Nous savons : nous avons les chiffres de cas, de décès, de guérisons, d’hospitalisations et connaissons la gravité du choc. Nous avons les chiffres des pertes de croissance, sans trop nous aventurer sur les déficits et sur le chômage : nous verrons. Nos politiques avancent, sous les critiques. Les entreprises font leur possible en télétravail ou pour produire les biens médicaux nécessaires. Et les pharmas et les start-ups redoublent d’efforts pour les tests, les médicaments, le vaccin.
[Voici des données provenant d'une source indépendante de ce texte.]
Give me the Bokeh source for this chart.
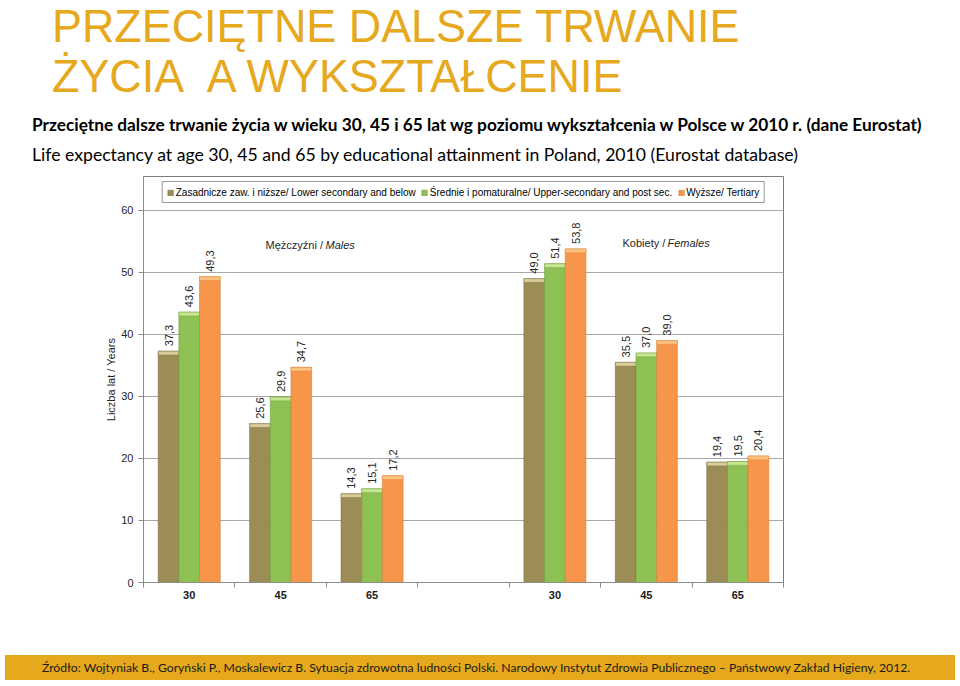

Va-t-on le reconnaître ? Et voici venir l’idée de les « punir », en leur interdisant de distribuer des dividendes ! Mais ce n’est pas une punition ! Les dividendes ne sont pas de l’argent en plus pour les actionnaires, mais un transfert d’argent, de l’entreprise vers eux. Pas de dividendes, c’est donc de l’argent qui restera dans les entreprises, pour « tenir » ! Quand les banques ne distribuent pas, c’est pour se renforcer aujourd’hui, sous la tempête, et pouvoir distribuer plus demain ! Quand l’admettrons-nous ? Entreprises, salariés, politiques font leur possible, pour résister.

Surtout, grâce à cela, il sera plus facile de repartir, après avoir « aplati la courbe ». Alors, il faudra plus de solidarité encore au sein de chaque pays et entre eux, dans la zone euro. Ce sont des politiques monétaires plus accommodantes, budgétaires plus amples, monétaires et budgétaires plus courageuses, dans la zone, pour lancer des Eurobonds-Santé, solidaires entre membres. Et pourquoi pas pour aider à financer le chômage partiel. Il ne s’agit pas, comme on l’entend souvent, d’être « prêt à aider un pays en grave difficulté financière », l’Italie, au hasard, mais de l’aider avant ! On croyait que le virus avait appris qu’il valait mieux prévenir qu’essayer de guérir !

 

La zone euro et l’euro nous ont évité le pire de l’effondrement, il faut aujourd’hui permettre de se relever. Là encore, ils sont indispensables, mais doivent se presser en s’unissant plus.